Closing the East-West Divide: Addressing Healthcare Investment Disparities in Central and Eastern Europe

By João L. Carapinha

April 14, 2026

A recent study commissioned by EFPIA and authored by leading CEE academics—Dr. Slaveyko Djambazov, Dr. Luka Voncina, Dr. Aleš Rod, and Dr. Marcin Czech—reveals that despite accelerated public health spending growth in several CEE countries, structural underinvestment persists. This produces markedly worse health outcomes compared with Germany, France, Italy, and Spain (EU4), creating both a human and economic cost that can be addressed through sustained policy action. Treating healthcare financing as a long-term investment rather than a short-term cost is essential for improving population health, strengthening productivity, and ensuring fiscal sustainability.

Investment Gap Fuels Poorer Health Outcomes

The study documents a persistent structural gap, with 2023 public healthcare spending averaging just €1,618 per capita in CEE countries versus €3,221 in the EU4. This lower share of GDP allocated to health directly correlates with inferior outcomes: CEE populations have a life expectancy five years shorter than in the EU4 and experience roughly 137% higher treatable mortality.

Recent growth trends offer hope. If sustained, Slovenia, Poland, Croatia, and Bulgaria could reach current EU4 investment levels by 2040. However, Hungary, Romania, and Latvia will require additional targeted efforts to close healthcare investment disparities.

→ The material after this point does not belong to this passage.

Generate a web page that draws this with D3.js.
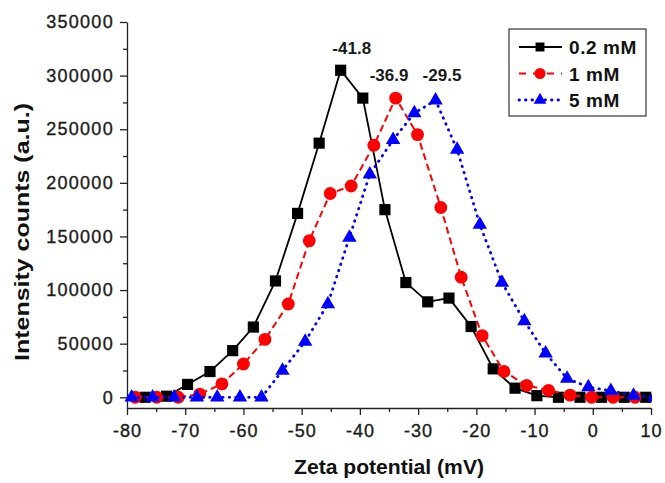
<!DOCTYPE html>
<html>
<head>
<meta charset="utf-8">
<script src="https://cdn.jsdelivr.net/npm/d3@7"></script>
<style>
  body { margin: 0; background: #fff; }
</style>
</head>
<body>
<div id="chart"></div>
<script>
// zeta potential (mV) and intensity counts
const zeta02 = [-76.9, -73.2, -69.6, -65.75, -61.85, -58.3, -54.5, -50.7, -47.0, -43.3, -39.5, -35.7,
  -32.1, -28.35, -24.7, -20.9, -17.1, -13.35, -9.6, -5.9, -2.2, 1.5, 5.4, 9.1];
const counts02 = [0, 1000, 12000, 24000, 43500, 65500, 108500, 171500, 237000, 305000, 279000, 175000,
  107000, 89000, 92500, 66000, 26500, 8500, 1500, 0, 0, 0, 0, 0];

const zeta1 = [-78.6, -74.9, -71.2, -67.5, -63.7, -60.0, -56.3, -52.3, -48.7, -45.1, -41.5, -37.6,
  -33.85, -30.1, -26.1, -22.6, -19.0, -15.25, -11.35, -7.6, -3.9, -0.2, 3.5, 7.25];
const counts1 = [0, 0, 0, 3000, 12500, 31000, 54000, 87000, 146000, 190000, 197000, 235000,
  279000, 245000, 177000, 112000, 57500, 24000, 11000, 6500, 2000, 0, 0, 0];

const zeta5 = [-79.2, -75.6, -71.9, -68.0, -64.5, -60.6, -56.9, -53.3, -49.4, -45.5, -41.8, -38.3,
  -34.3, -30.65, -27.0, -23.3, -19.4, -15.6, -11.75, -8.1, -4.4, -0.76, 3.1, 7.0, 10.6];
const counts5 = [0, 0, 0, 0, 0, 0, 0, 25000, 52000, 87000, 149000, 208000,
  240000, 265000, 277000, 231000, 161000, 107000, 71000, 41000, 17500, 9500, 6000, 1500, 0];

const seriesNames = ["0.2 mM", "1 mM", "5 mM"];

// peak labels (text, position in data units)
const peakText = ["-41.8", "-36.9", "-29.5"];
const peakX = [-41.4, -35.0, -25.9];
const peakY = [320000, 295000, 295000];

const xTicks = [-80, -70, -60, -50, -40, -30, -20, -10, 0, 10];
const yTicks = [0, 50000, 100000, 150000, 200000, 250000, 300000, 350000];

const font = "Arial, 'Liberation Sans', sans-serif";
const svgWidth = 665, svgHeight = 483;
const margin = { top: 22, right: 14, bottom: 75, left: 127 };
const width = svgWidth - margin.left - margin.right;
const height = svgHeight - margin.top - margin.bottom;

const root = d3.select("#chart").append("svg")
  .attr("width", svgWidth)
  .attr("height", svgHeight)
  .style("display", "block");

const svg = root.append("g")
  .attr("transform", `translate(${margin.left},${margin.top})`);

const xScale = d3.scaleLinear().domain([-80, 10]).range([0, width]);
const yScale = d3.scaleLinear().domain([-10000, 350000]).range([height, 0]);

// minor ticks first, then major axes with labels
const xMinor = d3.range(-75, 10, 10);
const yMinor = d3.range(25000, 350000, 50000);

svg.append("g")
  .attr("transform", `translate(0,${height})`)
  .call(d3.axisBottom(xScale).tickValues(xMinor).tickSize(4).tickSizeOuter(0).tickFormat(""))
  .call(g => g.select(".domain").remove());
svg.append("g")
  .call(d3.axisLeft(yScale).tickValues(yMinor).tickSize(4).tickSizeOuter(0).tickFormat(""))
  .call(g => g.select(".domain").remove());

const xAxis = svg.append("g")
  .attr("class", "x-axis")
  .attr("transform", `translate(0,${height})`)
  .call(d3.axisBottom(xScale).tickValues(xTicks).tickSize(7).tickSizeOuter(0).tickPadding(9)
    .tickFormat(d => String(d)));
xAxis.selectAll("text")
  .attr("font-family", font)
  .attr("font-size", "18px")
  .attr("letter-spacing", "1px")
  .attr("fill", "#1a1a1a")
  .attr("stroke", "#1a1a1a")
  .attr("stroke-width", 0.35);

const yAxis = svg.append("g")
  .attr("class", "y-axis")
  .call(d3.axisLeft(yScale).tickValues(yTicks).tickSize(7).tickSizeOuter(0).tickPadding(6)
    .tickFormat(d3.format("d")));
yAxis.selectAll("text")
  .attr("font-family", font)
  .attr("font-size", "18px")
  .attr("letter-spacing", "1.3px")
  .attr("fill", "#1a1a1a")
  .attr("stroke", "#1a1a1a")
  .attr("stroke-width", 0.35);

svg.selectAll(".domain, .tick line").attr("stroke", "#222").attr("stroke-width", 1.3);

// clip so the last point is cut at the axis end like the original
svg.append("defs").append("clipPath")
  .attr("id", "plot-clip")
  .append("rect")
  .attr("x", -20).attr("y", -40)
  .attr("width", width + 21).attr("height", height + 60);

const series = [
  { xs: zeta02, ys: counts02, color: "#000000", dash: null, cap: "butt", lw: 1.8, sym: d3.symbolSquare, size: 125 },
  { xs: zeta1, ys: counts1, color: "#ff0000", dash: "7,4", cap: "butt", lw: 2, sym: d3.symbolCircle, size: 130 },
  { xs: zeta5, ys: counts5, color: "#0000ff", dash: "0.5,6", cap: "round", lw: 2.8, sym: d3.symbolTriangle, size: 90 }
];

const plotArea = svg.append("g").attr("clip-path", "url(#plot-clip)");

series.forEach(s => {
  const pts = s.xs.map((v, i) => [v, s.ys[i]]);
  const line = d3.line().x(d => xScale(d[0])).y(d => yScale(d[1]));
  plotArea.append("path")
    .datum(pts)
    .attr("d", line)
    .attr("fill", "none")
    .attr("stroke", s.color)
    .attr("stroke-width", s.lw)
    .attr("stroke-linecap", s.cap)
    .attr("stroke-dasharray", s.dash);
  plotArea.selectAll(null)
    .data(pts)
    .enter().append("path")
    .attr("d", d3.symbol().type(s.sym).size(s.size))
    .attr("transform", d => `translate(${xScale(d[0])},${yScale(d[1])})`)
    .attr("fill", s.color);
});

// peak labels
svg.selectAll(".peak")
  .data(peakText)
  .enter().append("text")
  .attr("class", "peak")
  .attr("x", (d, i) => xScale(peakX[i]))
  .attr("y", (d, i) => yScale(peakY[i]))
  .attr("text-anchor", "middle")
  .attr("font-family", font)
  .attr("font-size", "17px")
  .attr("font-weight", "bold")
  .attr("fill", "#1a1a1a")
  .text(d => d);

// axis titles
svg.append("text")
  .attr("x", width / 2)
  .attr("y", height + 66)
  .attr("text-anchor", "middle")
  .attr("font-family", font)
  .attr("font-size", "20px")
  .attr("font-weight", "bold")
  .attr("textLength", 190)
  .attr("lengthAdjust", "spacingAndGlyphs")
  .attr("fill", "#111")
  .text("Zeta potential (mV)");

svg.append("text")
  .attr("transform", "rotate(-90)")
  .attr("x", -210)
  .attr("y", -margin.left + 29)
  .attr("text-anchor", "middle")
  .attr("font-family", font)
  .attr("font-size", "20px")
  .attr("font-weight", "bold")
  .attr("textLength", 258)
  .attr("lengthAdjust", "spacingAndGlyphs")
  .attr("fill", "#111")
  .text("Intensity counts (a.u.)");

// legend
const legend = root.append("g").attr("transform", "translate(509,29)");
legend.append("rect")
  .attr("width", 137).attr("height", 87)
  .attr("fill", "#fff")
  .attr("stroke", "#333")
  .attr("stroke-width", 1.2);

const legendSyms = [
  { sym: d3.symbolSquare, size: 80 },
  { sym: d3.symbolCircle, size: 95 },
  { sym: d3.symbolTriangle, size: 70 }
];

seriesNames.forEach((name, i) => {
  const s = series[i];
  const row = legend.append("g").attr("transform", `translate(0,${18 + i * 26.5})`);
  row.append("line")
    .attr("x1", 10).attr("x2", 53)
    .attr("stroke", s.color)
    .attr("stroke-width", s.lw)
    .attr("stroke-linecap", s.cap)
    .attr("stroke-dasharray", i === 1 ? "7,7" : s.dash);
  row.append("path")
    .attr("d", d3.symbol().type(legendSyms[i].sym).size(legendSyms[i].size))
    .attr("transform", "translate(31,0)")
    .attr("fill", s.color);
  row.append("text")
    .attr("x", 60)
    .attr("y", 7)
    .attr("font-family", font)
    .attr("font-size", "19px")
    .attr("font-weight", "bold")
    .attr("letter-spacing", "0.6px")
    .attr("fill", "#111")
    .text(name);
});
</script>
</body>
</html>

Geographical Lottery in Access to Innovation

Despite overall spending increases, patient access to innovative medicines in CEE remains markedly inferior. Between 2020 and 2023, CEE patients gained reimbursed access to only 31% of new EMA-authorized medicines, compared with 76% in the EU4. The average delay to reimbursement decision stands at 705 days in CEE—260 days longer than the EU4 average.

To manage budgets, CEE governments have increasingly turned to high clawback schemes and mandatory rebates. In 2023, industry contributions reached 30.4% in Hungary, 25.8% in Romania, 23.5% in Bulgaria, and 22.8% in Croatia. According to the EFPIA analysis, this rising reliance on clawbacks reflects structural underbudgeting that fails to account for economic growth, population ageing, and increasing disease burden.

Demographic Crisis Amplifies the Cost of Inaction

By 2050, the working-age population in CEE is projected to shrink by 12.9 million people (20%), leading to an estimated annual tax revenue loss of €14.6 billion. Healthcare costs rise sharply after age 55, placing additional pressure on already strained systems.

If current spending levels continue, the region faces more than 49 million disability-adjusted life years (DALYs) and over 176,000 preventable deaths annually. Closing the healthcare investment disparities to EU4 levels could save more than 100,000 lives per year and generate approximately €300 billion in broader economic benefits through improved productivity and reduced disease burden.

Policy Pathways Toward Convergence

The report calls for forward-looking budget planning, reduced use of distortionary payback mechanisms, outcomes-based payment models, and stronger Health Technology Assessment (HTA) frameworks. It highlights the opportunity to leverage the Joint Clinical Assessment (JCA) to improve consistency and efficiency in reimbursement decisions across member states.

Several CEE countries already demonstrate good practice examples, showing that targeted reforms can deliver measurable progress. By treating healthcare as a strategic investment that supports economic growth and fiscal stability, Europe can accelerate convergence and reduce unwarranted disparities in care.

Strategic Implications for Sustainable Healthcare Funding

For health economics and market access professionals, the findings emphasize the need for robust, locally relevant evidence that demonstrates the clinical and economic value of innovative therapies in lower-resource settings. The analysis makes clear that moving beyond short-term cost-containment toward sustainable funding models aligned with demographic realities represents both a moral imperative and a high-return economic strategy for the entire European Union.